First, it sounds like the killer was apparently part of the provincial governor’s security team.  Not great.  It does seem like the primary threat in Kandahar to elites are their security teams, as I seem to remember it was also a member of Ahmed Wali Karzai’s security team that killed him.

Second, and, more importantly, the focus is on Abdul Razik the police chief of Kandahar.  Why?  Because (a) the inability to build institutions meant that the US, Canada and the rest of NATO bet on individuals.  That if we had the right individuals in place, we can manage things and even perhaps improve them.  The story focuses on Razik’s own networks and his own capabilities, not that of his office.  That he is hard to replace–because we have relied on individuals.  And, yes, individuals come and go.

Third, the focus is on the police chief, not the governor.

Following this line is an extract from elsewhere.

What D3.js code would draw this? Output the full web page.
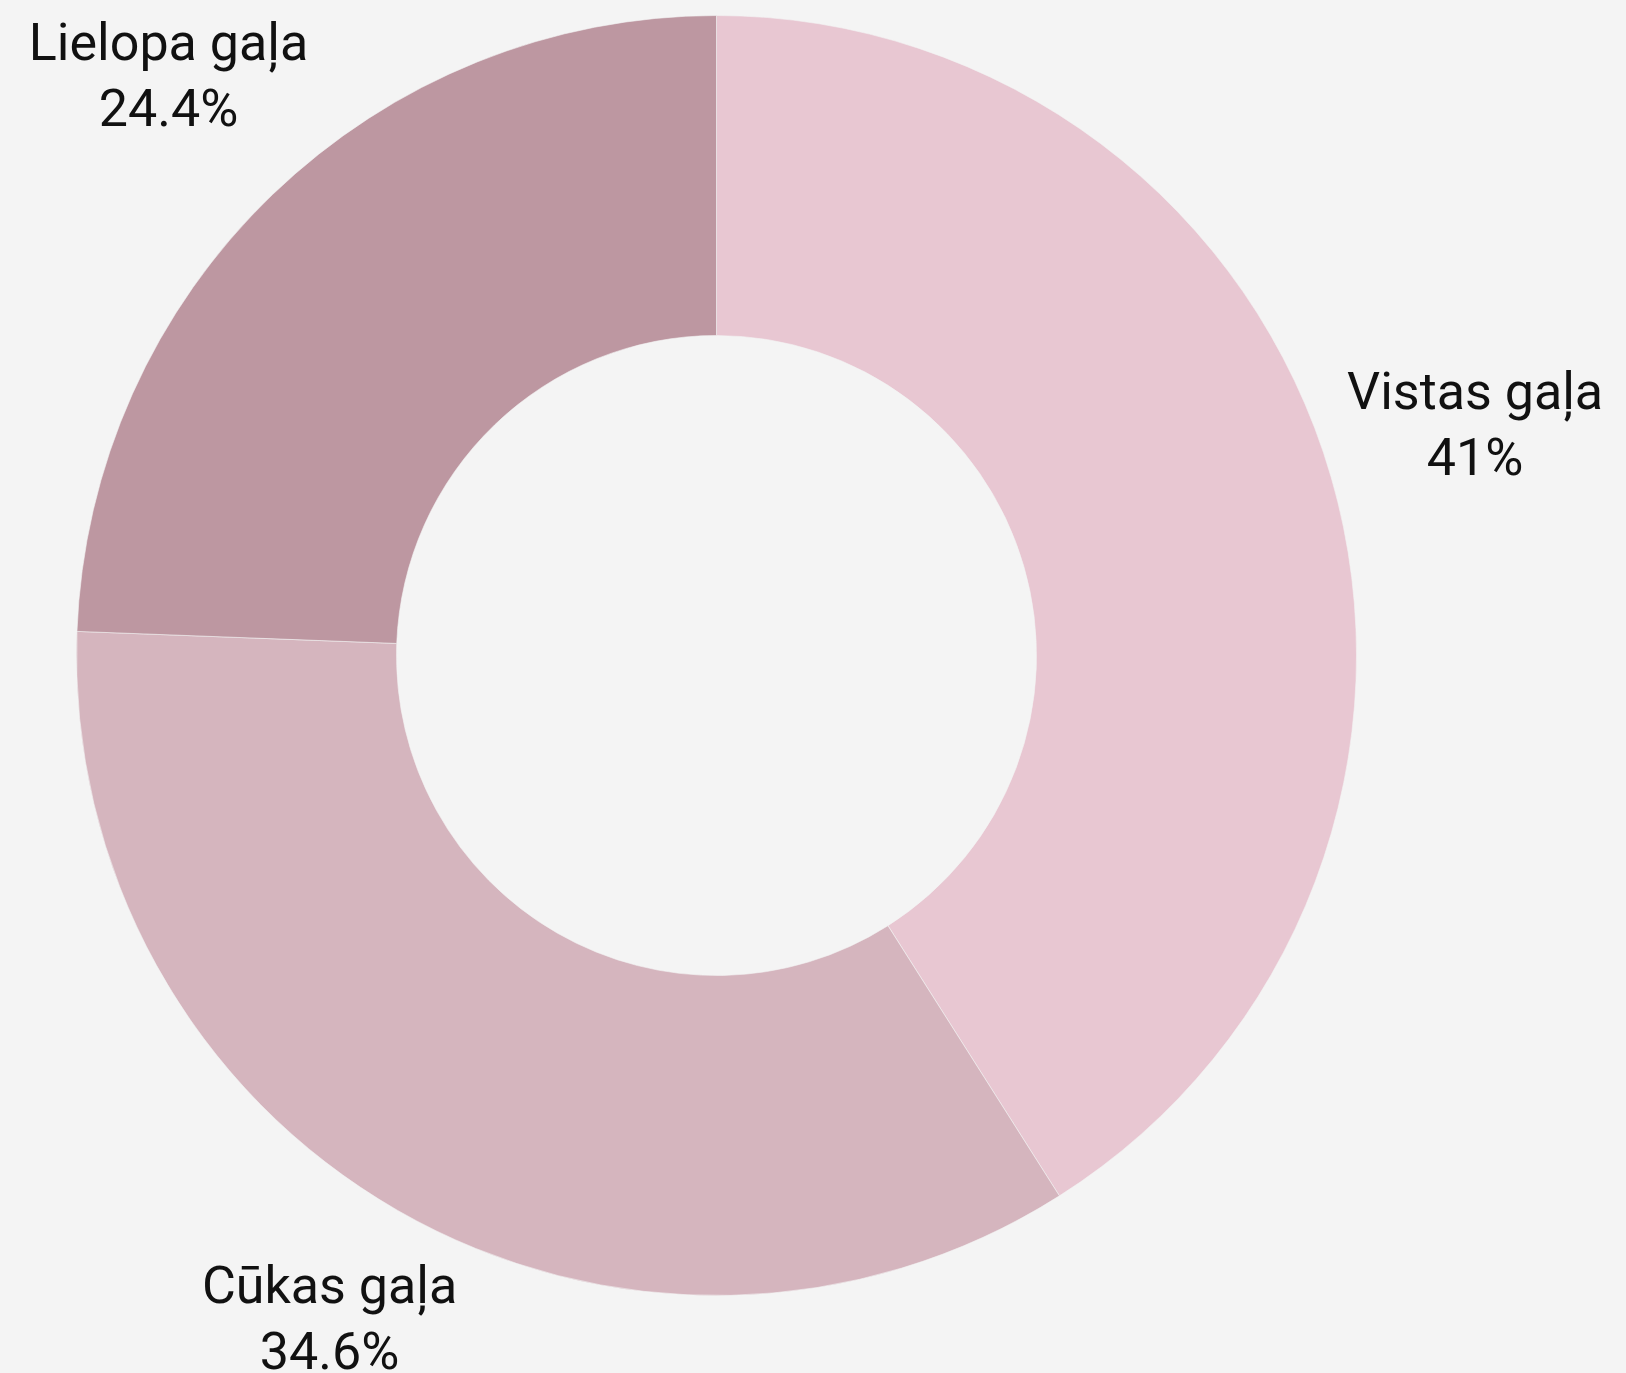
<html>
    <head>
        <meta charset="utf-8">
        <script src="https://d3js.org/d3.v7.min.js"></script>
        <style>
            body { margin: 0; background: #f4f4f4; }
        </style>
    </head>
    <body>
        <svg id="chart" width="1626" height="1373"></svg>
        <script>
            // data
            const categories = ['Vistas gaļa', 'Cūkas gaļa', 'Lielopa gaļa'];
            const shares = [41, 34.6, 24.4];
            const shareLabels = ['41%', '34.6%', '24.4%'];
            const colors = ['#e8c7d2', '#d5b5be', '#bd97a1'];

            const data = categories.map((c, i) => ({name: c, value: shares[i], label: shareLabels[i]}));

            const svg = d3.select('svg#chart');
            const width = +svg.attr('width');
            const height = +svg.attr('height');
            const cx = 716.5, cy = 655.5;
            const outerR = 640, innerR = 320, labelR = 790;

            const pie = d3.pie().value(d => d.value).sort(null);
            const arc = d3.arc().innerRadius(innerR).outerRadius(outerR);
            const labelArc = d3.arc().innerRadius(labelR).outerRadius(labelR);
            const color = d3.scaleOrdinal().domain(categories).range(colors);

            const g = svg.append('g').attr('transform', `translate(${cx},${cy})`);

            g.selectAll('path')
                .data(pie(data))
                .join('path')
                .attr('d', arc)
                .attr('fill', d => color(d.data.name))
                .attr('stroke', '#f4f4f4')
                .attr('stroke-opacity', 0.6)
                .attr('stroke-width', 1);

            // two line labels, pulled in if the second line would fall off the bottom
            const labels = g.selectAll('text')
                .data(pie(data))
                .join('text')
                .attr('transform', d => {
                    let [x, y] = labelArc.centroid(d);
                    const maxY = height - cy - 44;
                    if (y > maxY) { x = x * maxY / y; y = maxY; }
                    return `translate(${x},${y})`;
                })
                .attr('text-anchor', 'middle')
                .style('font-family', 'Roboto, "Noto Sans", sans-serif')
                .style('font-size', '52px')
                .style('fill', '#111');

            labels.append('tspan')
                .attr('x', 0)
                .attr('y', -26)
                .text(d => d.data.name);
            labels.append('tspan')
                .attr('x', 0)
                .attr('y', 40)
                .text(d => d.data.label);
        </script>
    </body>
</html>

Among those reported killed in the attack inside the governor’s compound
in southern Kandahar province were the country’s top police general, Abdul Raziq, who was seen as the most powerful man in southern Afghanistan.

That says something about how little progress has been made–that it is still very much about who controls force, not who governs.  If progress had been made, the focus would be more on the political side–the assassination of a governor.  If we think about this happening in most other places, wouldn’t we note the political leader first and foremost?

Fourth, um, about Razik, the discussion of his “strengths” reflects some desperation on the part of the outsiders:

Amrulleh Saleh, a former Afghan national intelligence chief, tweeted that Abdul Razik had been “an architect of stability” in Kandahar who had established “deep political networks” in
support of the government. “This is a pan-Afghan loss,” he wrote.
Abdul Razik, a lieutenant general in the Afghan National Police, was a controversial official who had been repeatedly accused of torturing detainees and other abuses during his rise to power in Kandahar. At the same time, he earned a reputation as a ferocious opponent of the Taliban and gained the respect of successive American and NATO military officials in Afghanistan.

Controversial figure?  Indeed.  This points to the biggest challenge facing any outsider hoping to run a successful counter-insurgency effort–local allies.  Do they have similar interests?  Do they behave in ways that alienate local constituencies?  Does one need brutality to win a counter-insurgency?  I am not sure, since this guy was brutal and yet…. is Kandahar a success or a failure? It hasn’t fallen (unlike Kunduz), but it is not a haven of security either.

This one story, again based on initial reports, is just very suggestive about how complex counter-insurgency efforts can be, how difficult they are, and how many tricky tradeoffs are involved.  I am sure the US/NATO forces are mourning the loss of Razik, but maybe they should be wondering why they are so dependent on one guy?